AWS account are pretty easy to set up...sign up with your email, assign a password to your root account user, and you’re done. However, this root account user is an all-capable god within your AWS setup and should never be used except for certain provisional or billing tasks.

First steps

These are the core steps you must take in order to ensure the most basic level of security within your AWS account. Pretty much everyone should be running through these steps one by one, as they are a part of Amazon’s official documentation on how to secure IAM:

The very first thing you should do is create additional IAM users and groups. There should a dedicated account for every single user supposed to work with your environment. Do not use the root account user for anything but creating one additional admin user and switch to it immediately after. Afterwards, lock away the credentials to the admin account somewhere safe and vow to never use them again.
Most of them times you want to create groups for users and assign access policies to groups instead of users directly. That way you can easily delegate access to certain people without tying policies to their specific account.
Note: Even if there’s just a single set of permissions required for a single user you should probably think about creating a group for them. In the end, you might want to assign the same permissions to somebody else (4-eyes-principle) in the future.
Enforce a strong password policy and require the use of password managers by the team.
Monitor the lifetime of your AWS keys and rotate them frequently (<= 30 days). Especially AWS keys are an open door to access and are easily recognizable and once acquired can be used without any knowledge of the system at hand. You can largely automate the process of rotating AWS keys which makes it a fairly effortless requirement.
Mandate the use of MFA for your user accounts. A second token for authentication is an absolute must if they are working with the web console directly.
Note: It will also be for using access keys/tokens, but more on that later
Use the AWS CLI’s native profile integration and do not commit/enter your credentials into any application specific configuration file. Any and all of the AWS SDKs are capable of fetching credentials from multiple sources, including the environment (variables), profiles, instance credentials or role credentials. One of those should do and no application should be trusted with your AWS access and secret keys.
Use federated users with an existing Identity Provider. If your company already uses a central user directory, like Active Directory, LDAP or a managed identity provider service like OneLogin or Okta, integrate your AWS environment with this provider instead of using AWS IAM users. This enables you to facilitate lifecycle management of users in a single space.
AWS supports SAML and OpenID Connect. Should you require a more granular control mechanism you could think about implementing a federation proxy like AFP.

Cross-account credentials

Sooner or later you will want to create multiple accounts to manage your resources on AWS, to improve overall security through separation of concerns. Having access to a user’s account credentials or tokens must not entail compromising all of your account’s resources or applications.
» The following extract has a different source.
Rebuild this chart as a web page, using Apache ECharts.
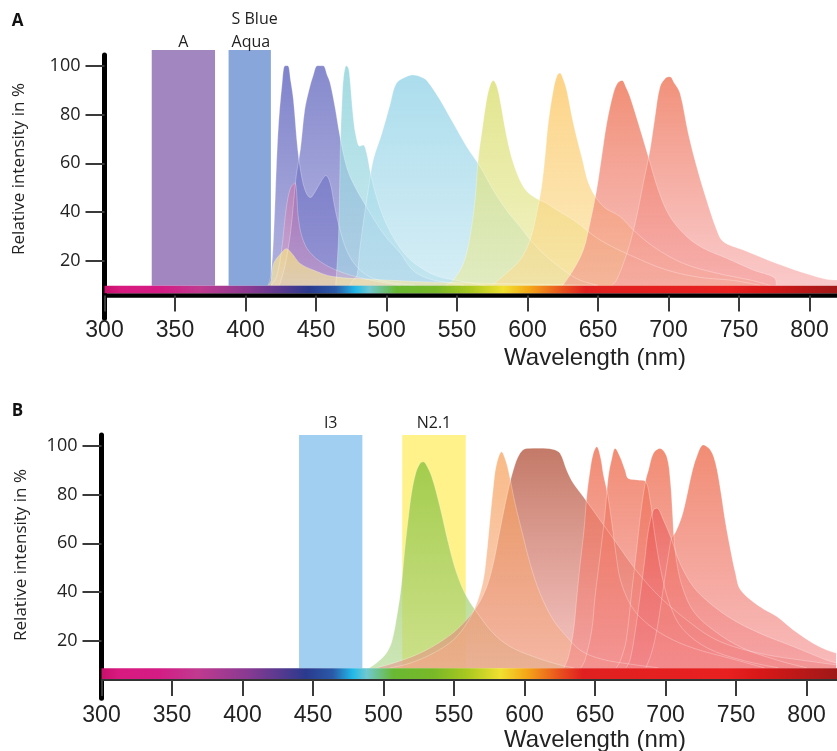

Lock down the account holding your user accounts and groups information. None of the users should be able to run/use any other resources but IAM to manage their own keys and password. No other AWS service should not be accessible in this account. This ensures we are not giving away the key to the kingdom should an account be compromised.
Create a second, distinct AWS account (Account 2) that has all the necessary roles and policies to access what you what you want to protected.
Instead of logging into Account 2 directly, log into Account 1 (the account holding your user and group information) and temporarily assume roles defined Account 2.
This allows for working with least privilege, is seamless and merely requires you to gather credentials from Amazon’s Security Token Service before executing operations against their APIs (since tokens are working in the scope of defined accounts). You can use a tool such as awstools for this. The roles you define should be relevant to the teams and their work, i.e. should only includes access to resources the team requires to do their job. If you want to compromise you can also allow team members to assume a single generic account where they have read access to most services, but only write access to a select few. This will still ensure a reasonable amount of security while retaining a little more flexibility for day to day work.
Enforce MFA authentication when assuming cross-account roles. This ensures that none of the access keys used to interact with any resources on your accounts can be used by just obtained an access key. An attacker will always have to have the MFA token ready as well to obtain temporary credentials, e.g. should they acquire a single token for a certain time window the impact and time for account access is limited to the timeframe of the validity of the temporary security token issued by IAM for the assumed role.
Deny write access to IAM resources and implement a 4 - 6 eyes principle when modifying role, user and group policies in every account. Ideally, you should be able to manage any and all IAM related policies in a separate code repository such as Git with the help of tools such as iamy, Chef or Terraform. Changes should then, ideally, be going through a review process and only a very small, trusted subset of people should be able to assume a special, closely monitored role, whose only purpose is to access IAM and update its policies. If you need to test your IAM policies create unit tests for your frameworks/tools, use mocking facilities and the policy simulator or create a “playground” account that is wiped and recreated each night.
Monitor differences between the reviewed security configuration in source control and the currently active configuration. In order to ensure the review process is not circumvented by an attacker, alert on security configuration that is not reflected in the version control system.

Logical account sharding

Once you have your two accounts talking to each other and Account 1’s users/groups are able to use Account 2 as their main driver for development try to think of further logical sharding within your account structure.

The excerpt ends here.